我13岁叫布里奇特“荡妇”时,根本没有想到这么多。我还没有认识到这个词的威力。
我永远也忘不了自己头一次骂别人是“荡妇”的时候。
那是一个星期天的下午,我跟好友凯特一起在中央公园里。她跟我说起头天晚上参加的一个派对。我没有获邀,所以很想从凯特那里听到有关同学和朋友的八卦新闻。
“你没瞧见布里奇特跟男孩跳舞那样儿,”凯特对我说,“他的手紧紧贴着她的屁股。”
“荡妇!”我想都没想。当时我们才13岁。
这个词从我嘴里脱口而出,我记得当时自己都有些惊讶。我还记得凯特也表示赞同,我们当时都在猜测布里奇特可能跟那个男孩约会了,也可能跟很多人勾搭在一起。难怪他会把手放在她的臀部上,而她的裙子刚好够遮住屁股。布里奇特是个“荡妇”——我这样谈论布里奇特使我觉得自己更亲近凯特,仿佛她和我都属于同一个阵营——而布里奇特是不允许加入的。

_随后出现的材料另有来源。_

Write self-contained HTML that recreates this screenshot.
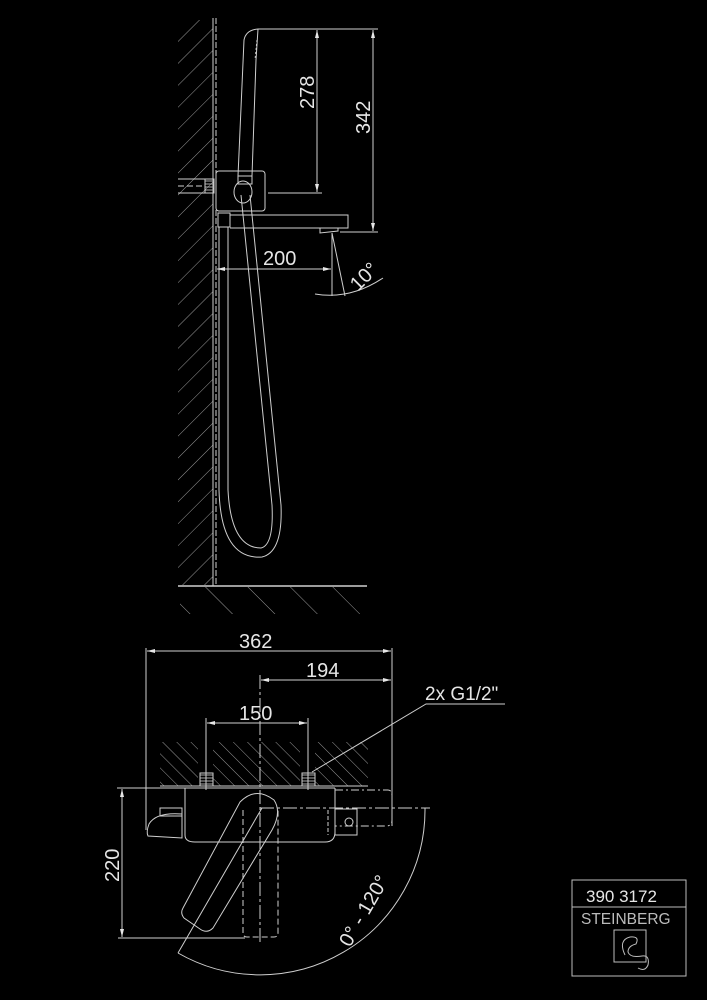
<!DOCTYPE html>
<html><head><meta charset="utf-8"><style>
html,body{margin:0;padding:0;background:#000;}
svg{display:block}
text{font-family:"Liberation Sans",sans-serif;fill:#e6e6e6}
</style></head><body>
<svg width="707" height="1000" viewBox="0 0 707 1000" xmlns="http://www.w3.org/2000/svg">
<defs>
<pattern id="h1" width="15.5" height="15.5" patternUnits="userSpaceOnUse" patternTransform="rotate(45)">
<line x1="0" y1="0" x2="0" y2="15.5" stroke="#9a9a9a" stroke-width="1"/></pattern>
<pattern id="h2" width="10" height="10" patternUnits="userSpaceOnUse" patternTransform="rotate(-45)">
<line x1="0" y1="0" x2="0" y2="10" stroke="#9a9a9a" stroke-width="1"/></pattern>
<pattern id="h3" width="30" height="30" patternUnits="userSpaceOnUse" patternTransform="rotate(-45)">
<line x1="0" y1="0" x2="0" y2="30" stroke="#9a9a9a" stroke-width="1"/></pattern>
<pattern id="thr" width="3" height="3" patternUnits="userSpaceOnUse">
<line x1="0" y1="1" x2="3" y2="1" stroke="#aaa" stroke-width="1"/></pattern>
</defs>
<g fill="none" stroke="#cfcfcf" stroke-width="1">
<rect x="178" y="20" width="35" height="565" fill="url(#h1)" stroke="none"/>
<line x1="213" y1="18" x2="213" y2="586"/>
<line x1="216" y1="18" x2="216" y2="586" stroke-dasharray="6 2"/>
<line x1="178" y1="586" x2="367" y2="586" stroke-width="1.5"/>
<rect x="180" y="587" width="187" height="27" fill="url(#h3)" stroke="none"/>
<line x1="178" y1="179" x2="213" y2="179"/><line x1="178" y1="193" x2="213" y2="193"/>
<line x1="178" y1="186" x2="205" y2="186" stroke-dasharray="6 3"/>
<rect x="205" y="179" width="9" height="14" fill="url(#thr)"/>
<rect x="216" y="171" width="49" height="40" rx="3"/>
<ellipse cx="243" cy="192" rx="9" ry="11"/>
<path d="M258 29 Q246 30 244 40 L238 176 L252 176 L256 60 L258 29"/>
<line x1="257" y1="40" x2="255" y2="60" stroke-dasharray="2 2"/>
<rect x="238" y="176" width="14" height="8"/>
<rect x="218" y="213" width="12" height="14"/>
<path d="M230 215 L348 215 L348 228 L230 228"/>
<path d="M320 228 L320 233 L338 231 L338 228"/>
<path d="M219 227 L219 490 Q221 560 262 557 Q283 552 281 505 L250 195"/>
<path d="M228 227 L228 490 Q231 548 261 548 Q274 545 272 505 L241 195"/>
<line x1="258" y1="29" x2="378" y2="29"/>
<line x1="268" y1="193" x2="322" y2="193"/>
<line x1="340" y1="232" x2="378" y2="232"/>
<line x1="317" y1="30" x2="317" y2="192"/>
<line x1="373" y1="30" x2="373" y2="231"/>
<line x1="217" y1="269" x2="331" y2="269"/>
<line x1="332" y1="233" x2="332" y2="296"/>
<line x1="332" y1="233" x2="345" y2="296"/>
<path d="M315 294 Q350 300 383 278"/>
</g>
<g fill="#e6e6e6">
<path d="M317 30 l-2 8 h4z"/><path d="M317 192 l-2 -8 h4z"/>
<path d="M373 30 l-2 8 h4z"/><path d="M373 231 l-2 -8 h4z"/>
<path d="M217 269 l8 -2 v4z"/><path d="M331 269 l-8 -2 v4z"/>
</g>
<text x="0" y="0" font-size="20" transform="translate(314,109) rotate(-90)">278</text>
<text x="0" y="0" font-size="20" transform="translate(370,134) rotate(-90)">342</text>
<text x="263" y="265" font-size="20">200</text>
<text x="0" y="0" font-size="20" transform="translate(358,292) rotate(-45)">10°</text>

<g fill="none" stroke="#cfcfcf" stroke-width="1">
<rect x="160" y="742" width="208" height="44" fill="url(#h2)" stroke="none"/>
<rect x="198" y="742" width="15" height="44" fill="#000" stroke="none"/>
<rect x="300" y="742" width="15" height="44" fill="#000" stroke="none"/>
<line x1="160" y1="786" x2="368" y2="786"/>
<rect x="200" y="773" width="13" height="13" fill="url(#thr)"/>
<rect x="302" y="773" width="13" height="13" fill="url(#thr)"/>
<line x1="146" y1="648" x2="146" y2="830"/>
<line x1="392" y1="648" x2="392" y2="826"/>
<line x1="147" y1="651" x2="391" y2="651"/>
<line x1="261" y1="680" x2="391" y2="680"/>
<line x1="260" y1="675" x2="260" y2="945" stroke-dasharray="14 3 3 3"/>
<line x1="207" y1="723" x2="307" y2="723"/>
<line x1="206" y1="718" x2="206" y2="790"/>
<line x1="308" y1="718" x2="308" y2="790"/>
<path d="M117 788 L335 788"/>
<path d="M185 788 L185 835 Q185 842 195 842 L325 842 Q335 842 335 832 L335 788"/>
<path d="M335 790 L388 790 Q392 790 392 796 L392 820 Q392 826 386 826 L335 826" stroke-dasharray="8 3 2 3"/>
<path d="M260 808 L430 808" stroke-dasharray="14 3 3 3"/>
<rect x="335" y="809" width="22" height="26"/>
<circle cx="349" cy="822" r="4"/>
<line x1="328" y1="810" x2="328" y2="835" stroke-dasharray="4 2"/>
<rect x="160" y="808" width="22" height="8"/>
<path d="M182 814 Q156 812 149 824 Q146 832 148 836 L182 838 Z"/>
<path d="M243 810 L243 933 Q243 937 247 937 L274 937 Q278 937 278 933 L278 810" stroke-dasharray="6 3"/>
<path d="M240 802 Q256 786 274 800 Q282 812 272 830 L213 928 Q207 934 200 929 L184 918 Q180 913 183 908 Z"/>
<line x1="178" y1="953" x2="262" y2="808"/>
<path d="M178 953 A165 165 0 0 0 425 808"/>
<line x1="118" y1="938" x2="245" y2="938"/>
<line x1="122" y1="789" x2="122" y2="937"/>
<polyline points="312,772 426,704 505,704"/>
</g>
<g fill="#e6e6e6">
<path d="M147 651 l8 -2 v4z"/><path d="M391 651 l-8 -2 v4z"/>
<path d="M261 680 l8 -2 v4z"/><path d="M391 680 l-8 -2 v4z"/>
<path d="M207 723 l8 -2 v4z"/><path d="M307 723 l-8 -2 v4z"/>
<path d="M122 789 l-2 8 h4z"/><path d="M122 937 l-2 -8 h4z"/>
</g>
<text x="239" y="648" font-size="20">362</text>
<text x="306" y="677" font-size="20">194</text>
<text x="239" y="720" font-size="20">150</text>
<text x="425" y="700" font-size="19">2x G1/2"</text>
<text x="0" y="0" font-size="20" transform="translate(119,882) rotate(-90)">220</text>
<text x="0" y="0" font-size="20" transform="translate(350,948) rotate(-60)">0° - 120°</text>
<g fill="none" stroke="#bdbdbd" stroke-width="1">
<rect x="572" y="880" width="114" height="96"/>
<line x1="572" y1="907" x2="686" y2="907"/>
<rect x="614" y="930" width="32" height="32"/>
<path d="M625 955 Q618 940 630 937 Q640 936 636 944 Q628 946 628 952 Q630 958 642 956 Q650 955 648 965 Q645 972 638 968"/>
</g>
<text x="586" y="902" font-size="17" fill="#fff">390 3172</text>
<text x="581" y="924" font-size="15.5" style="fill:#bbb">STEINBERG</text>
</svg>
</body></html>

因为她是“荡妇”。
“荡妇”是一个很有冲击力的语词。由于当前世界不少地方掀起女权主义抗议运动,该词近来频频见诸报端。
今年早些时候,加拿大多伦多一名警察对一群大学生说,如果女性想要避免被“侵犯”,她们就不要“穿得像个荡妇”。正是出于对这番话的愤怒,全世界“荡妇游行(SlutWalk)”抗议运动蔚然兴起。
警察本来是打击性暴力的执法官员。他的讲话暴露出一个丑陋的事实:甚至负有保护女性职责的人都认为,我们当中一些人穿得“像荡妇一样”,她们若遭到侵犯是咎由自取,而其他所谓穿着得体的妇女受到伤害则值得大家同情。

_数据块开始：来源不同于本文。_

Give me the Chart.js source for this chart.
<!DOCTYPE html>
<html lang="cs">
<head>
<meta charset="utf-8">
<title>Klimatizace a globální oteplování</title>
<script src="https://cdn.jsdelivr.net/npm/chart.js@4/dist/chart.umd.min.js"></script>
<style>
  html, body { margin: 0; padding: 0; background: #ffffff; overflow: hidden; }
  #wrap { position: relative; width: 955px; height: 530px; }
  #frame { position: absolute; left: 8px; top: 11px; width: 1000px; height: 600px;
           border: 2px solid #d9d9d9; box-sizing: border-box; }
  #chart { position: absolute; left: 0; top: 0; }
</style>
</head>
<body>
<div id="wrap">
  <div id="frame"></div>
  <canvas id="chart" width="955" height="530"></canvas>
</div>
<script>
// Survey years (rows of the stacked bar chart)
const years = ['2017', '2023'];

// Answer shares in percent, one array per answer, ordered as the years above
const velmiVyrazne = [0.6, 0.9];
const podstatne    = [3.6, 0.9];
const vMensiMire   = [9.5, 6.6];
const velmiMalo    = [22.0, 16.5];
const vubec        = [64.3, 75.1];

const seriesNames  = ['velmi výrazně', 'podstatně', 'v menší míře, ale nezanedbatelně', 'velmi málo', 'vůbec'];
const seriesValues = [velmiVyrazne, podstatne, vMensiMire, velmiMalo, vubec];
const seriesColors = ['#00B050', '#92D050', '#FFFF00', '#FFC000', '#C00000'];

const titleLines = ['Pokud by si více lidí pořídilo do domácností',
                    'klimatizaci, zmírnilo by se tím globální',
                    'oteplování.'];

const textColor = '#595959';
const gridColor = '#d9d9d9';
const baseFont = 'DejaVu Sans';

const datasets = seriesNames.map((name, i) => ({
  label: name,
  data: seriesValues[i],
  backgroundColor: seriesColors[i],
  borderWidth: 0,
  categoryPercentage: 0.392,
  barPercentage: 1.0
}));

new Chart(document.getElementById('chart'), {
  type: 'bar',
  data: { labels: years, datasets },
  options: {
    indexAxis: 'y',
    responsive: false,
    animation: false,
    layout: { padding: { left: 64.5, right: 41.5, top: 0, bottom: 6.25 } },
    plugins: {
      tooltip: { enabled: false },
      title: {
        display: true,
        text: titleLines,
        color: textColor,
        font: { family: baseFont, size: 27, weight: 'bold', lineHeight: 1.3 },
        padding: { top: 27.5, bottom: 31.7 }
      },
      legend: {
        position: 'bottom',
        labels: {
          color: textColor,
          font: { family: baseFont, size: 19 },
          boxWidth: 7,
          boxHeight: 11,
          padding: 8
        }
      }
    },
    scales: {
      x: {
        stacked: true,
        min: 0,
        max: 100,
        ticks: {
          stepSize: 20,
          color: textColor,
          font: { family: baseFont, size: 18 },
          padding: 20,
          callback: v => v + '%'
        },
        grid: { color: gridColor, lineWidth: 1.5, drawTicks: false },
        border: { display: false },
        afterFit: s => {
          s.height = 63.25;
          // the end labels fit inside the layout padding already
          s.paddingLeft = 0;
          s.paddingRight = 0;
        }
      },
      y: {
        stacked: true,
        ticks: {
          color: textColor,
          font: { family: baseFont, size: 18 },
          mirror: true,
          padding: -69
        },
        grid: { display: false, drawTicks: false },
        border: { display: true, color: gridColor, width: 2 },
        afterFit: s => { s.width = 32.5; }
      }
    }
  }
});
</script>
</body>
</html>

当女人使用“荡妇”一词称呼另一个女人时,它包含几层意思。首先,她说明不赞同或反感某人的性行为、穿着或其他种种。其次,更令人不安的是,这是将自己与“荡妇”区分开来,从而给自己制造一种虚假的安全感。我们对自己说,“荡妇”是诱人犯罪的女人。当“荡妇”遭到侵犯时,警察可以怀疑她们一定是做了什么事,活该受到强暴。只要我们不是荡妇,我们就会安然无恙。我们不会被侵犯,即便遭遇不测,法律也会给我们公道,我们的亲朋好友也会同情我们。没人会说我们活该。
不幸的是,现实并不这样。的确,参加“荡妇游行”的抗议者有人穿着渔网袜、超短裙等“挑逗性”衣服,但很多人都是穿着她们被侵犯时的那种衣服——都是根本不惹眼的牛仔、运动衣、校服或睡衣等。对于这些女人和美国每年遭受性侵犯的21.3万人来说,小心翼翼地避免穿得“像荡妇”并不能保证安全。
有一种谎言认为,我们当中有些人比另一些人更该遭受暴力。当女人用那个字眼辱骂另一个女人时,我们是在承认这种谎言。我们自欺欺人,以为这样我们会安全,以为我们从来不会遭遇侵犯,因为那是其他“荡妇”自找的。
我13岁叫布里奇特“荡妇”时,根本没有想到这么多。我还没有认识到这个词的威力,更重要的是,还没认识到另一种观念的威力——这种观念认为,一些女人该受保护和同情,而另一些女人自作自受。我没有认识到,给自己和凯特筑起一个阵营,将布里奇特排除在外,不仅仅会伤害布里奇特——也会伤害凯特和我自己。我现在才明白这一点。